Two primary scenarios are distinguished when running simulations for supply caps:

  1. For LSDs with calculated price feed (e.g., MaticX), only the positions of LSD collateral against non-underlying asset borrows are considered, as no risk exists in the LSD/underlying asset positions. In this case, it is still recommended to set an upper bound on the supply cap at 50% of the total circulating supply of the LSD to prevent extreme counter-party exposure, even when no explicit risk is identified.
  2. For LSDs bearing counter-party risk, for which oracles are calculated with market price, a depeg scenario including E-Mode positions is simulated (e.g., cbETH).

Supply Cap Recommendations Based on Current LT Settings

The following supply cap recommendations are calculated using the current oracle configurations and LT settings:


wstETH and cbETH both have market price oracles, so we simulate a depeg scenario that includes emode positions using the supply cap methodology.

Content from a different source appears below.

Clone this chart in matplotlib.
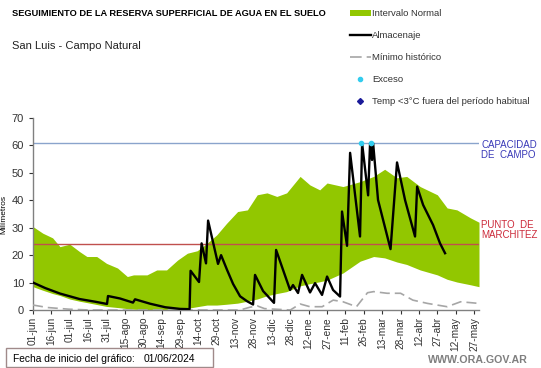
import numpy as np
import matplotlib
matplotlib.use("Agg")
import matplotlib.pyplot as plt
from matplotlib.lines import Line2D
from matplotlib.patches import Patch, Rectangle

plt.rcParams['font.family'] = ['Liberation Sans', 'DejaVu Sans']

# dias desde el 01/06/2024
tick_days = list(range(0, 361, 15))
tick_labels = ['01-jun', '16-jun', '01-jul', '16-jul', '31-jul', '15-ago', '30-ago',
               '14-sep', '29-sep', '14-oct', '29-oct', '13-nov', '28-nov', '13-dic',
               '28-dic', '12-ene', '27-ene', '11-feb', '26-feb', '13-mar', '28-mar',
               '12-abr', '27-abr', '12-may', '27-may']

# intervalo normal (banda verde)
band_days = [0, 8, 16, 22, 30, 38, 44, 52, 60, 69, 77, 82, 93, 101, 109, 118, 126, 134,
             142, 150, 158, 167, 175, 183, 191, 199, 207, 218, 226, 234, 240, 253, 267,
             278, 287, 297, 305, 316, 330, 338, 346, 357, 364]
band_upper = [30.4, 28.0, 26.3, 23.1, 24.0, 21.3, 19.5, 19.5, 17.0, 15.3, 12.2, 12.8, 12.8,
              14.6, 14.6, 18.2, 20.7, 21.6, 24.3, 27.4, 31.6, 35.9, 36.5, 42.0, 42.7, 41.4,
              42.7, 48.7, 45.6, 43.8, 46.3, 45.0, 46.8, 48.7, 51.3, 48.2, 48.7, 45.0, 42.0,
              37.2, 36.5, 33.6, 32.0]
band_lower = [8.5, 7.2, 6.0, 5.3, 4.0, 3.2, 2.7, 2.0, 1.3, 0.9, 0.5, 0.3, 0.1, 0.0, 0.0,
              0.2, 0.6, 1.2, 1.8, 1.8, 2.1, 2.5, 3.2, 4.0, 5.2, 6.0, 6.7, 8.8, 9.6, 10.3,
              10.9, 13.5, 17.8, 19.5, 19.0, 17.5, 16.6, 14.6, 12.8, 11.2, 10.2, 9.2, 8.5]

# almacenaje
alm_days = [0, 10, 22, 38, 51, 60.4, 61.2, 71, 81.6, 83.3, 95.5, 108, 120, 127.8, 128.6,
            135.5, 137.6, 141.2, 142.9, 151, 153.5, 158.4, 163.3, 169, 174.7, 179.6, 181.2,
            187.8, 196.7, 198.4, 209.8, 212.2, 216.3, 219.6, 226.1, 230.2, 235.9, 240,
            244.9, 250.6, 252.2, 256.3, 258.8, 266.9, 268.6, 273.5, 275.1, 276.7, 277.6,
            281.6, 291.8, 297.1, 303.7, 311.8, 313.5, 318.4, 326.5, 332.2, 336.3]
alm_vals = [10.0, 8.0, 6.0, 4.0, 3.0, 2.2, 5.1, 4.2, 2.7, 3.9, 2.3, 1.0, 0.4, 0.3, 14.3,
            10.2, 24.3, 17.0, 32.6, 16.8, 20.0, 14.6, 9.5, 5.0, 3.2, 2.0, 12.8,
            6.9, 2.6, 21.9, 7.3, 9.1, 6.2, 12.8, 6.4, 9.8, 5.5, 12.2,
            7.3, 4.9, 35.9, 23.4, 57.3, 26.8, 60.8, 41.8, 60.8, 54.7, 60.8,
            40.1, 22.2, 53.8, 40.0, 26.8, 45.0, 38.3, 31.0, 24.3, 20.7]

# minimo historico
min_days = [0, 12, 29, 46, 169, 177, 183, 189, 210, 218, 226, 236, 245, 253, 264, 273,
            278, 289, 300, 310, 322, 338, 349, 364]
min_vals = [1.8, 0.9, 0.3, 0.0, 0.0, 1.0, 1.5, 0.5, 0.0, 2.2, 1.2, 1.2, 3.6, 3.0, 1.2,
            6.3, 6.7, 6.1, 6.1, 3.6, 2.4, 1.2, 3.0, 2.4]

# exceso
exc_days = [268, 276]
exc_vals = [61, 61]

capacidad_campo = 61
punto_marchitez = 24

W, H = 541, 368
fig = plt.figure(figsize=(W / 100, H / 100), dpi=100)
ax = fig.add_axes([33 / W, 1 - 310 / H, (479 - 33) / W, (310 - 118) / H])

green = '#92c700'
ax.fill_between(band_days, band_lower, band_upper, color=green, linewidth=0, zorder=1)
ax.axhline(capacidad_campo, color='#8aa4cc', linewidth=1.0, zorder=2)
ax.axhline(punto_marchitez, color='#c0504d', linewidth=1.0, zorder=2)
ax.plot(min_days, min_vals, color='#a6a6a6', linewidth=1.2, dashes=(6, 3), zorder=3)
ax.plot(alm_days, alm_vals, color='black', linewidth=1.7, zorder=4,
        solid_joinstyle='round')
ax.plot(exc_days, exc_vals, 'o', color='#33ccee', markersize=3, zorder=5)

ax.set_xlim(0, 364)
ax.set_ylim(0, 70)
ax.set_xticks(tick_days)
ax.set_xticklabels(tick_labels, rotation=90, fontsize=7.3, color='#333333')
ax.set_yticks(range(0, 71, 10))
ax.tick_params(axis='y', labelsize=8, colors='#333333', length=3, direction='out')
ax.tick_params(axis='x', length=3, direction='out', colors='#333333', pad=2)
for s in ['top', 'right']:
    ax.spines[s].set_visible(False)
for s in ['left', 'bottom']:
    ax.spines[s].set_color('#808080')
    ax.spines[s].set_linewidth(1.0)
ax.set_ylabel('Milímetros', fontsize=6, labelpad=3)

# textos
fig.text(12 / W, 1 - 13 / H, 'SEGUIMIENTO DE LA RESERVA SUPERFICIAL DE AGUA EN EL SUELO',
         fontsize=6.7, fontweight='bold', va='center', ha='left')
fig.text(12 / W, 1 - 46 / H, 'San Luis - Campo Natural', fontsize=8, va='center', ha='left',
         color='#222222')
fig.text(481 / W, 1 - 150 / H, 'CAPACIDAD\nDE  CAMPO', fontsize=7, color='#3a3ab8',
         va='center', ha='left', linespacing=1.1)
fig.text(481 / W, 1 - 230 / H, 'PUNTO  DE\nMARCHITEZ', fontsize=7, color='#cc2a3a',
         va='center', ha='left', linespacing=1.1)

handles = [
    Patch(facecolor=green, edgecolor='none'),
    Line2D([], [], color='black', linewidth=1.7),
    Line2D([], [], color='#a6a6a6', linewidth=1.2, dashes=(7, 3, 4, 3)),
    Line2D([], [], color='#33ccee', marker='o', markersize=3, linestyle='none'),
    Line2D([], [], color='#1a1a99', marker='D', markersize=3, linestyle='none'),
]
labels = ['Intervalo Normal', 'Almacenaje', 'Mínimo histórico', 'Exceso',
          'Temp <3°C fuera del período habitual']
leg = fig.legend(handles, labels, loc='upper left', bbox_to_anchor=(350 / W, 1 - 9 / H),
                 frameon=False, fontsize=6.8, handlelength=2.2, handleheight=0.55,
                 handletextpad=0.15, labelspacing=1.38, borderpad=0, borderaxespad=0)
for t in leg.get_texts():
    t.set_color('#333333')

# caja de fecha de inicio
fig.patches.append(Rectangle((6 / W, 1 - 367 / H), 207 / W, 19 / H, transform=fig.transFigure,
                             facecolor='white', edgecolor='#a08a8a', linewidth=1.0))
fig.text(13 / W, 1 - 358.5 / H, 'Fecha de inicio del gráfico:', fontsize=7.4, va='center',
         ha='left')
fig.text(144 / W, 1 - 358.5 / H, '01/06/2024', fontsize=7.4, va='center', ha='left')
fig.text(428 / W, 1 - 360 / H, 'WWW.ORA.GOV.AR', fontsize=7.7, fontweight='bold',
         color='#7f7f7f', va='center', ha='left')

fig.savefig('out.png', dpi=100)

wstETh supply can be raised by 2.7, yielding a cap of 390K wstETH


cbETH supply should not be raised given current on-chain liquidity.


stMATIC and MaticX use a calculated oracle, so we exclude e-mode positions and simulate a Matic crash, to calculate losses caused by collateralizing LSDs and borrowing assets other than Matic.

We see no VaR increase when increasing the Non-E-Mode supply 5x under the current LT settings.




Great report and it has a sound approach to LSD risks.